The event is designed to encourage learning, development and innovation among students in the field of robotics.

This year’s theme is ‘Transportation Innovation’, with students encouraged to submit innovative ideas for next-generation transportation.

“NIARC has grown tremendously in scale and popularity among top universities in Australia and New Zealand. This year, the stage is set for our young engineers to design the ‘vehicle of the future’ and push the boundaries of robotics research and development,” said Chandran Nair, vice president for Asia-Pacific, National Instruments.

Key focus areas in this next-generation transportation research include vehicle-to-vehicle (V2V) communications, vehicle-to-infrastructure (V2I) communications and intelligent transportation system (ITS). Participants are to create an intelligent vehicle that can follow road rules and regulations, which should provide practical learning experience in engineering — specifically robotics.

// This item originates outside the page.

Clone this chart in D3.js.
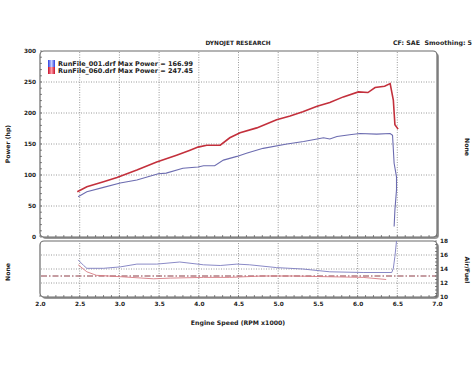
<!DOCTYPE html>
<html><head><meta charset="utf-8">
<script src="https://cdnjs.cloudflare.com/ajax/libs/d3/7.8.5/d3.min.js"></script>
<style>
html,body{margin:0;padding:0;background:#fff;}
svg{display:block;font-family:"DejaVu Sans",Verdana,sans-serif;font-weight:bold;}
</style></head><body>
<svg id="c" width="474" height="379"></svg>
<script>
// ---- data ----
const rpmTicks = [2.0,2.5,3.0,3.5,4.0,4.5,5.0,5.5,6.0,6.5,7.0];
const powerTicks = [0,50,100,150,200,250,300];
const afrTicks = [10,12,14,16,18];

const run1Rpm = [2.48,2.59,2.80,3.01,3.22,3.49,3.59,3.80,3.99,4.06,4.20,4.31,4.48,4.60,4.81,5.11,5.32,5.49,5.57,5.65,5.74,5.90,6.03,6.24,6.41,6.44,6.46,6.49,6.49,6.47,6.46];
const run1Hp  = [65,73,80,87,92,102,103,111,113,115,115,124,130,135,143,150,154,158,160,158,162,165,167,166,166.99,164,119,97,76,44,17];

const run60Rpm = [2.47,2.59,2.80,2.97,3.22,3.47,3.72,3.89,3.99,4.10,4.27,4.39,4.52,4.73,4.98,5.15,5.31,5.49,5.65,5.82,6.01,6.13,6.22,6.34,6.41,6.45,6.47,6.51];
const run60Hp  = [73,81,89,96,108,121,132,140,145,148,148,160,168,176,189,195,202,211,217,226,234,233,241,243,247.45,221,181,174];

const afr1Rpm = [2.48,2.55,2.59,2.80,3.01,3.22,3.47,3.76,4.06,4.27,4.48,4.64,4.98,5.31,5.65,6.07,6.43,6.45,6.47,6.49];
const afr1Val = [15.3,14.5,14.1,14.1,14.3,14.7,14.7,15.0,14.6,14.5,14.7,14.6,14.2,14.0,13.6,13.5,13.5,14.1,15.8,18.0];

const afr60Rpm = [2.48,2.59,2.71,3.01,3.43,3.64,4.06,4.39,4.80,5.20,5.60,6.07,6.36];
const afr60Val = [14.6,13.6,13.1,12.9,12.6,12.7,12.8,12.8,13.0,13.0,12.9,12.8,12.5];

const afrRef = 13.0;
const legendLabels = ["RunFile_001.drf Max Power = 166.99","RunFile_060.drf Max Power = 247.45"];

// ---- drawing ----
const svg = d3.select("#c");
const L=40, R=437, T1=51, B1=237, T2=241, B2=297;
const x = d3.scaleLinear().domain([2,7]).range([L,R]);
const yP = d3.scaleLinear().domain([0,300]).range([B1,T1]);
const yA = d3.scaleLinear().domain([10,18]).range([B2,T2]);

const blue="#6c6cb0", red="#c3303c";

// frames with shadow
function frame(t,b){
  svg.append("rect").attr("x",L+2).attr("y",t+2).attr("width",R-L).attr("height",b-t)
    .attr("rx",4).attr("fill","#9a9a9a");
  svg.append("rect").attr("x",L).attr("y",t).attr("width",R-L).attr("height",b-t)
    .attr("rx",4).attr("fill","#fff").attr("stroke","#6b6b6b").attr("stroke-width",1.2);
}
frame(T1,B1);
frame(T2,B2);

const grid = svg.append("g").attr("stroke","#808080").attr("stroke-width",0.8).attr("stroke-dasharray","1,1.5");
// top grid
rpmTicks.filter(v=>v>2&&v<7).forEach(v=>{
  grid.append("line").attr("x1",x(v)).attr("x2",x(v)).attr("y1",T1+1).attr("y2",B1-1);
});
powerTicks.filter(v=>v>0&&v<300).forEach(v=>{
  grid.append("line").attr("x1",L+1).attr("x2",R-1).attr("y1",yP(v)).attr("y2",yP(v));
});
// lower grid
rpmTicks.filter(v=>v>2&&v<7).forEach(v=>{
  grid.append("line").attr("x1",x(v)).attr("x2",x(v)).attr("y1",T2+2).attr("y2",B2-2);
});
afrTicks.filter(v=>v>10&&v<18).forEach(v=>{
  grid.append("line").attr("x1",L+1).attr("x2",R-1).attr("y1",yA(v)).attr("y2",yA(v));
});
// reference dash-dot line
svg.append("line").attr("x1",L+1).attr("x2",R-1).attr("y1",yA(afrRef)).attr("y2",yA(afrRef))
  .attr("stroke","#8b3a44").attr("stroke-width",1).attr("stroke-dasharray","6,2,1.5,2");

// axes
function styleAxis(g){
  g.select(".domain").remove();
  g.selectAll(".tick line").attr("stroke","#555");
  g.selectAll("text").attr("font-size",5.8).attr("font-weight","bold").attr("fill","#222")
    .attr("font-family","DejaVu Sans, Verdana, sans-serif");
}
svg.append("g").attr("transform",`translate(${L-4},0)`)
  .call(d3.axisLeft(yP).tickValues(powerTicks).tickSize(0).tickPadding(0).tickFormat(d3.format("d")))
  .call(styleAxis);
svg.append("g").attr("transform",`translate(${R+3},0)`)
  .call(d3.axisRight(yA).tickValues(afrTicks).tickSize(0).tickPadding(0).tickFormat(d3.format("d")))
  .call(styleAxis);
svg.append("g").attr("transform",`translate(0,${B2+1})`)
  .call(d3.axisBottom(x).tickValues(rpmTicks).tickSize(0).tickPadding(4).tickFormat(d3.format(".1f")))
  .call(styleAxis);

// minor ticks
const minor = d3.range(2,7.001,0.1);
const mt = svg.append("g").attr("stroke","#555").attr("stroke-width",0.7);
minor.forEach(v=>{
  mt.append("line").attr("x1",x(v)).attr("x2",x(v)).attr("y1",B2-2).attr("y2",B2);
  mt.append("line").attr("x1",x(v)).attr("x2",x(v)).attr("y1",B1-2).attr("y2",B1);
});
d3.range(0,300.1,10).forEach(v=>{
  mt.append("line").attr("x1",L).attr("x2",L+2).attr("y1",yP(v)).attr("y2",yP(v));
});
d3.range(10,18.01,0.5).forEach(v=>{
  mt.append("line").attr("x1",R-2).attr("x2",R).attr("y1",yA(v)).attr("y2",yA(v));
});

// power lines
const lineP = d3.line().x(d=>x(d[0])).y(d=>yP(d[1]));
svg.append("path").datum(d3.zip(run1Rpm,run1Hp)).attr("d",lineP)
  .attr("fill","none").attr("stroke",blue).attr("stroke-width",1.1);
svg.append("path").datum(d3.zip(run60Rpm,run60Hp)).attr("d",lineP)
  .attr("fill","none").attr("stroke",red).attr("stroke-width",1.6);

// afr lines
const lineA = d3.line().x(d=>x(d[0])).y(d=>yA(d[1]));
svg.append("path").datum(d3.zip(afr60Rpm,afr60Val)).attr("d",lineA)
  .attr("fill","none").attr("stroke","#d77a82").attr("stroke-width",0.9);
svg.append("path").datum(d3.zip(afr1Rpm,afr1Val)).attr("d",lineA)
  .attr("fill","none").attr("stroke","#7c7cc0").attr("stroke-width",0.9);

// legend
const defs = svg.append("defs");
[["gb","#2c3ee0","#c8d0ff"],["gr","#c8102a","#ff9aa6"]].forEach(([id,c1,c2])=>{
  const g = defs.append("linearGradient").attr("id",id).attr("x1",0).attr("x2",1);
  g.append("stop").attr("offset",0).attr("stop-color",c1);
  g.append("stop").attr("offset",0.5).attr("stop-color",c2);
  g.append("stop").attr("offset",1).attr("stop-color",c1);
});
legendLabels.forEach((t,i)=>{
  svg.append("rect").attr("x",48).attr("y",60+i*7).attr("width",7).attr("height",7)
    .attr("fill",i===0?"url(#gb)":"url(#gr)");
  svg.append("text").attr("x",58).attr("y",66+i*7).attr("font-size",6.5).attr("fill","#222").text(t);
});

// titles
svg.append("text").attr("x",238).attr("y",45).attr("text-anchor","middle").attr("font-size",5.8).attr("fill","#222").text("DYNOJET RESEARCH");
svg.append("text").attr("x",393).attr("y",45).attr("font-size",6.3).attr("fill","#222").text("CF: SAE");
svg.append("text").attr("x",472).attr("y",45).attr("text-anchor","end").attr("font-size",6.3).attr("fill","#222").text("Smoothing: 5");
svg.append("text").attr("x",238).attr("y",325).attr("text-anchor","middle").attr("font-size",6.2).attr("fill","#222").text("Engine Speed (RPM x1000)");
svg.append("text").attr("transform","translate(10,144) rotate(-90)").attr("text-anchor","middle").attr("font-size",6.2).attr("fill","#222").text("Power (hp)");
svg.append("text").attr("transform","translate(10,272) rotate(-90)").attr("text-anchor","middle").attr("font-size",6.2).attr("fill","#222").text("None");
svg.append("text").attr("transform","translate(465,147) rotate(90)").attr("text-anchor","middle").attr("font-size",6.2).attr("fill","#222").text("None");
svg.append("text").attr("transform","translate(465,270) rotate(90)").attr("text-anchor","middle").attr("font-size",6.2).attr("fill","#222").text("Air/Fuel");
</script>
</body></html>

Each team will be equipped with industry-leading hardware and software tools. These include the NI myRIO embedded measurement and control platform and LABVIEW robotics software suite, which have been proven to enable engineering students to design complex projects with efficiency, speed and flexibility.

Teams will be required to design an autonomous/driverless vehicle to transport a passenger around town. Using navigation, spatial awareness and strategy to achieve this task, the track will simulate traffic conditions and may include other vehicles, road blocks and speed restrictions. The task will be to pick up and transport passengers while abiding by the city’s road rules.

All teams will have to successfully complete five milestones over the course of the competition from April to August, in order to qualify for the final competition in September. Throughout these stages, they will receive guidance and technical support from their academic supervisors, trainers and NI engineers.

“We built a fully autonomous robot that could help transport medicine packages in a hospital of the future,” said Jerome Clinton Justin, team leader of 2016 winner the University of Wollongong

“A lot of thought had to be put into the design of the robot, to get it just perfect without having to complicate its path-planning ability. At the final stage, we had to iterate our design — a small change so simple that played a crucial part in our win. Ultimately, it is not about the fastest robot. The key to winning the title is the reliability of the robot, so in our 2017 campaign, we will focus on that to bring the trophy back home to UOW again.”

NIARC 2016 second placer Swinburne University of Technology is also gearing up for this year’s competition.

“The Swinburne team was especially excited to see the focus on autonomous vehicles, which will, in a few short years, be relevant not just to engineers but all members of the public. NI has done a great job reinterpreting the challenges that face this industry into a manageable set of competition goals for all of the participating university teams. The unexpected road blockages and speed limits are going to make the competition extra exciting for both competitors and audience alike,” said Benjamin Sullivan, 2016 team leader.